**Do this:**
Pictures do not belong in your copy. Repeat all the other data exactly.
— start —
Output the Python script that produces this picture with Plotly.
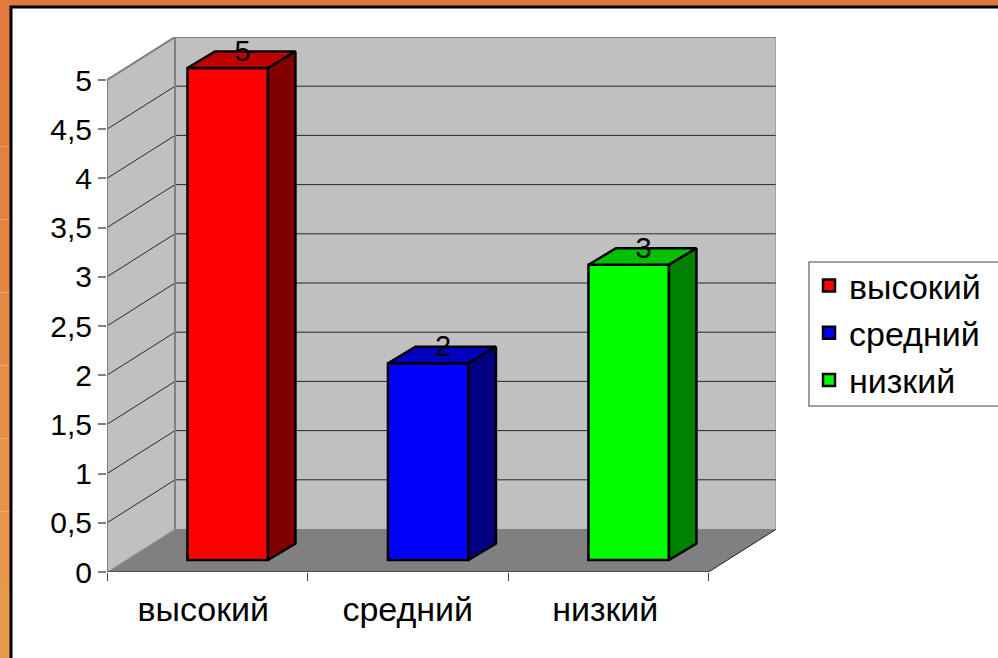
import plotly.graph_objects as go

categories = ["высокий", "средний", "низкий"]
values = [5, 2, 3]
front_colors = ["#FF0000", "#0000FF", "#00FF00"]
top_colors = ["#C00000", "#0000C0", "#00C000"]
side_colors = ["#800000", "#000080", "#008000"]
y_ticks = [0, 0.5, 1, 1.5, 2, 2.5, 3, 3.5, 4, 4.5, 5]
band_colors = ["#E07A3E", "#E17E40", "#E28242", "#E38644", "#E48A46", "#E58E48", "#E6924A", "#E7964C", "#E89A4E"]
label_positions = [0.48, 1.5, 2.485]

W, H = 998, 658
X0, Y0 = 107, 572
UX, UY = 200.5, 98.4
XMAX = (776 - X0) / UX
YMAX = (Y0 - 37) / UY
WALL_DX, WALL_DY = 68 / UX, 43 / UY
BAR_DX, BAR_DY = 27.5 / UX, 16.5 / UY
BAR_W = 80.5 / UX
BAR_SHIFT, BAR_BASE = 0.602, 12 / UY
FONT = "Liberation Sans"
GREY = "#808080"

shapes = []
# orange frame
n = len(band_colors)
for i, c in enumerate(band_colors):
    shapes.append(dict(type="rect", xref="paper", yref="paper", x0=0, x1=1,
                       y0=1 - (i + 1) / n, y1=1 - i / n, fillcolor=c, line_width=0, layer="below"))
shapes.append(dict(type="rect", xref="paper", yref="paper", x0=11 / W, x1=1.01,
                   y0=-0.01, y1=1 - 7 / H, fillcolor="white",
                   line=dict(color="black", width=3), layer="below"))
# legend box
shapes.append(dict(type="rect", xref="paper", yref="paper", x0=809 / W, x1=1.01,
                   y0=1 - 406 / H, y1=1 - 262 / H, fillcolor="white",
                   line=dict(color=GREY, width=1.5), layer="below"))

def poly(points, fill, line=None):
    path = "M" + "L".join(f"{a},{b}" for a, b in points) + "Z"
    return dict(type="path", xref="x", yref="y", path=path, fillcolor=fill,
                line=line or dict(width=0), layer="below")

r = len(categories)
# walls and floor
shapes.append(poly([(0, 0), (WALL_DX, WALL_DY), (WALL_DX, YMAX), (0, 5)], "#C0C0C0"))
shapes.append(poly([(WALL_DX, WALL_DY), (r + WALL_DX, WALL_DY), (r + WALL_DX, YMAX), (WALL_DX, YMAX)], "#C0C0C0"))
shapes.append(poly([(0, 0), (r, 0), (r + WALL_DX, WALL_DY), (WALL_DX, WALL_DY)], GREY))
# gridlines
for t in y_ticks[1:]:
    for (a, b, c, d) in [(0, t, WALL_DX, t + WALL_DY), (WALL_DX, t + WALL_DY, r + WALL_DX, t + WALL_DY)]:
        shapes.append(dict(type="line", xref="x", yref="y", x0=a, y0=b, x1=c, y1=d,
                           line=dict(color="black", width=0.8), layer="below"))
# wall edges
for (a, b, c, d, col, w) in [
    (0, 0, 0, 5, GREY, 2),
    (0, 5, WALL_DX, YMAX, GREY, 2),
    (WALL_DX, YMAX, r + WALL_DX, YMAX, GREY, 2),
    (WALL_DX, WALL_DY, WALL_DX, YMAX, GREY, 2),
    (r + WALL_DX, WALL_DY, r + WALL_DX, YMAX, GREY, 2),
    (0, 0, WALL_DX, WALL_DY, "#A0A0A0", 1),
    (0, 0, r, 0, "#404040", 1.5),
    (r, 0, r + WALL_DX, WALL_DY, "#202020", 1),
]:
    shapes.append(dict(type="line", xref="x", yref="y", x0=a, y0=b, x1=c, y1=d,
                       line=dict(color=col, width=w), layer="below"))

fig = go.Figure()
centers = [i + BAR_SHIFT for i in range(r)]
for i, cat in enumerate(categories):
    fig.add_trace(go.Bar(x=[centers[i]], y=[values[i]], base=BAR_BASE, width=BAR_W, name=cat,
                         legendgroup=cat, marker=dict(color=front_colors[i], line=dict(color="black", width=2.5)),
                         hoverinfo="skip"))
for i in range(r):
    xl, xr = centers[i] - BAR_W / 2, centers[i] + BAR_W / 2
    yb, yt = BAR_BASE, BAR_BASE + values[i]
    fig.add_trace(go.Scatter(x=[xl, xr, xr + BAR_DX, xl + BAR_DX, xl],
                             y=[yt, yt, yt + BAR_DY, yt + BAR_DY, yt], mode="lines", fill="toself",
                             fillcolor=top_colors[i], line=dict(color="black", width=2.5),
                             showlegend=False, hoverinfo="skip"))
    fig.add_trace(go.Scatter(x=[xr, xr + BAR_DX, xr + BAR_DX, xr, xr],
                             y=[yb, yb + BAR_DY, yt + BAR_DY, yt, yb], mode="lines", fill="toself",
                             fillcolor=side_colors[i], line=dict(color="black", width=2.5),
                             showlegend=False, hoverinfo="skip"))
fig.add_trace(go.Scatter(x=[c + BAR_DX / 2 + 0.005 for c in centers],
                         y=[v + BAR_BASE + BAR_DY - 0.02 for v in values],
                         text=[str(v) for v in values], mode="text", textposition="middle center",
                         textfont=dict(family=FONT, size=29, color="black"),
                         showlegend=False, hoverinfo="skip", cliponaxis=False))

fig.update_layout(
    width=W, height=H, margin=dict(l=0, r=0, t=0, b=0, autoexpand=False), autosize=False,
    paper_bgcolor="white", plot_bgcolor="rgba(0,0,0,0)", shapes=shapes,
    separators=", ", barmode="overlay", showlegend=True,
    xaxis=dict(domain=[X0 / W, 776 / W], range=[0, XMAX], showgrid=False, zeroline=False, showline=False,
               automargin=False,
               tickmode="array", tickvals=label_positions, ticktext=categories,
               ticks="outside", ticklen=7, tickcolor="rgba(0,0,0,0)",
               tickfont=dict(family=FONT, size=34, color="black"),
               minor=dict(tickmode="array", tickvals=list(range(r + 1)), ticks="outside", ticklen=8,
                          tickcolor="#404040", tickwidth=1, showgrid=False)),
    yaxis=dict(domain=[1 - Y0 / H, 1 - 37 / H], range=[0, YMAX], showgrid=False, zeroline=False, showline=False,
               automargin=False,
               tickmode="array", tickvals=y_ticks, ticktext=[str(t).replace(".", ",") if t % 1 else str(int(t)) for t in y_ticks],
               ticks="outside", ticklen=8, tickcolor=GREY, tickwidth=1.5,
               tickfont=dict(family=FONT, size=30, color="black")),
    legend=dict(x=809 / W, y=1 - 257 / H, xanchor="left", yanchor="top", bgcolor="rgba(0,0,0,0)",
                borderwidth=0, traceorder="grouped", tracegroupgap=0,
                font=dict(family=FONT, size=34, color="black")),
)
fig.write_html("out.html", post_script="document.body.style.margin='0';", config={"displayModeBar": False})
— end —
**Task output:**
Output the Python script that produces this picture with Plotly.
import plotly.graph_objects as go

categories = ["высокий", "средний", "низкий"]
values = [5, 2, 3]
front_colors = ["#FF0000", "#0000FF", "#00FF00"]
top_colors = ["#C00000", "#0000C0", "#00C000"]
side_colors = ["#800000", "#000080", "#008000"]
y_ticks = [0, 0.5, 1, 1.5, 2, 2.5, 3, 3.5, 4, 4.5, 5]
band_colors = ["#E07A3E", "#E17E40", "#E28242", "#E38644", "#E48A46", "#E58E48", "#E6924A", "#E7964C", "#E89A4E"]
label_positions = [0.48, 1.5, 2.485]

W, H = 998, 658
X0, Y0 = 107, 572
UX, UY = 200.5, 98.4
XMAX = (776 - X0) / UX
YMAX = (Y0 - 37) / UY
WALL_DX, WALL_DY = 68 / UX, 43 / UY
BAR_DX, BAR_DY = 27.5 / UX, 16.5 / UY
BAR_W = 80.5 / UX
BAR_SHIFT, BAR_BASE = 0.602, 12 / UY
FONT = "Liberation Sans"
GREY = "#808080"

shapes = []
# orange frame
n = len(band_colors)
for i, c in enumerate(band_colors):
    shapes.append(dict(type="rect", xref="paper", yref="paper", x0=0, x1=1,
                       y0=1 - (i + 1) / n, y1=1 - i / n, fillcolor=c, line_width=0, layer="below"))
shapes.append(dict(type="rect", xref="paper", yref="paper", x0=11 / W, x1=1.01,
                   y0=-0.01, y1=1 - 7 / H, fillcolor="white",
                   line=dict(color="black", width=3), layer="below"))
# legend box
shapes.append(dict(type="rect", xref="paper", yref="paper", x0=809 / W, x1=1.01,
                   y0=1 - 406 / H, y1=1 - 262 / H, fillcolor="white",
                   line=dict(color=GREY, width=1.5), layer="below"))

def poly(points, fill, line=None):
    path = "M" + "L".join(f"{a},{b}" for a, b in points) + "Z"
    return dict(type="path", xref="x", yref="y", path=path, fillcolor=fill,
                line=line or dict(width=0), layer="below")

r = len(categories)
# walls and floor
shapes.append(poly([(0, 0), (WALL_DX, WALL_DY), (WALL_DX, YMAX), (0, 5)], "#C0C0C0"))
shapes.append(poly([(WALL_DX, WALL_DY), (r + WALL_DX, WALL_DY), (r + WALL_DX, YMAX), (WALL_DX, YMAX)], "#C0C0C0"))
shapes.append(poly([(0, 0), (r, 0), (r + WALL_DX, WALL_DY), (WALL_DX, WALL_DY)], GREY))
# gridlines
for t in y_ticks[1:]:
    for (a, b, c, d) in [(0, t, WALL_DX, t + WALL_DY), (WALL_DX, t + WALL_DY, r + WALL_DX, t + WALL_DY)]:
        shapes.append(dict(type="line", xref="x", yref="y", x0=a, y0=b, x1=c, y1=d,
                           line=dict(color="black", width=0.8), layer="below"))
# wall edges
for (a, b, c, d, col, w) in [
    (0, 0, 0, 5, GREY, 2),
    (0, 5, WALL_DX, YMAX, GREY, 2),
    (WALL_DX, YMAX, r + WALL_DX, YMAX, GREY, 2),
    (WALL_DX, WALL_DY, WALL_DX, YMAX, GREY, 2),
    (r + WALL_DX, WALL_DY, r + WALL_DX, YMAX, GREY, 2),
    (0, 0, WALL_DX, WALL_DY, "#A0A0A0", 1),
    (0, 0, r, 0, "#404040", 1.5),
    (r, 0, r + WALL_DX, WALL_DY, "#202020", 1),
]:
    shapes.append(dict(type="line", xref="x", yref="y", x0=a, y0=b, x1=c, y1=d,
                       line=dict(color=col, width=w), layer="below"))

fig = go.Figure()
centers = [i + BAR_SHIFT for i in range(r)]
for i, cat in enumerate(categories):
    fig.add_trace(go.Bar(x=[centers[i]], y=[values[i]], base=BAR_BASE, width=BAR_W, name=cat,
                         legendgroup=cat, marker=dict(color=front_colors[i], line=dict(color="black", width=2.5)),
                         hoverinfo="skip"))
for i in range(r):
    xl, xr = centers[i] - BAR_W / 2, centers[i] + BAR_W / 2
    yb, yt = BAR_BASE, BAR_BASE + values[i]
    fig.add_trace(go.Scatter(x=[xl, xr, xr + BAR_DX, xl + BAR_DX, xl],
                             y=[yt, yt, yt + BAR_DY, yt + BAR_DY, yt], mode="lines", fill="toself",
                             fillcolor=top_colors[i], line=dict(color="black", width=2.5),
                             showlegend=False, hoverinfo="skip"))
    fig.add_trace(go.Scatter(x=[xr, xr + BAR_DX, xr + BAR_DX, xr, xr],
                             y=[yb, yb + BAR_DY, yt + BAR_DY, yt, yb], mode="lines", fill="toself",
                             fillcolor=side_colors[i], line=dict(color="black", width=2.5),
                             showlegend=False, hoverinfo="skip"))
fig.add_trace(go.Scatter(x=[c + BAR_DX / 2 + 0.005 for c in centers],
                         y=[v + BAR_BASE + BAR_DY - 0.02 for v in values],
                         text=[str(v) for v in values], mode="text", textposition="middle center",
                         textfont=dict(family=FONT, size=29, color="black"),
                         showlegend=False, hoverinfo="skip", cliponaxis=False))

fig.update_layout(
    width=W, height=H, margin=dict(l=0, r=0, t=0, b=0, autoexpand=False), autosize=False,
    paper_bgcolor="white", plot_bgcolor="rgba(0,0,0,0)", shapes=shapes,
    separators=", ", barmode="overlay", showlegend=True,
    xaxis=dict(domain=[X0 / W, 776 / W], range=[0, XMAX], showgrid=False, zeroline=False, showline=False,
               automargin=False,
               tickmode="array", tickvals=label_positions, ticktext=categories,
               ticks="outside", ticklen=7, tickcolor="rgba(0,0,0,0)",
               tickfont=dict(family=FONT, size=34, color="black"),
               minor=dict(tickmode="array", tickvals=list(range(r + 1)), ticks="outside", ticklen=8,
                          tickcolor="#404040", tickwidth=1, showgrid=False)),
    yaxis=dict(domain=[1 - Y0 / H, 1 - 37 / H], range=[0, YMAX], showgrid=False, zeroline=False, showline=False,
               automargin=False,
               tickmode="array", tickvals=y_ticks, ticktext=[str(t).replace(".", ",") if t % 1 else str(int(t)) for t in y_ticks],
               ticks="outside", ticklen=8, tickcolor=GREY, tickwidth=1.5,
               tickfont=dict(family=FONT, size=30, color="black")),
    legend=dict(x=809 / W, y=1 - 257 / H, xanchor="left", yanchor="top", bgcolor="rgba(0,0,0,0)",
                borderwidth=0, traceorder="grouped", tracegroupgap=0,
                font=dict(family=FONT, size=34, color="black")),
)
fig.write_html("out.html", post_script="document.body.style.margin='0';", config={"displayModeBar": False})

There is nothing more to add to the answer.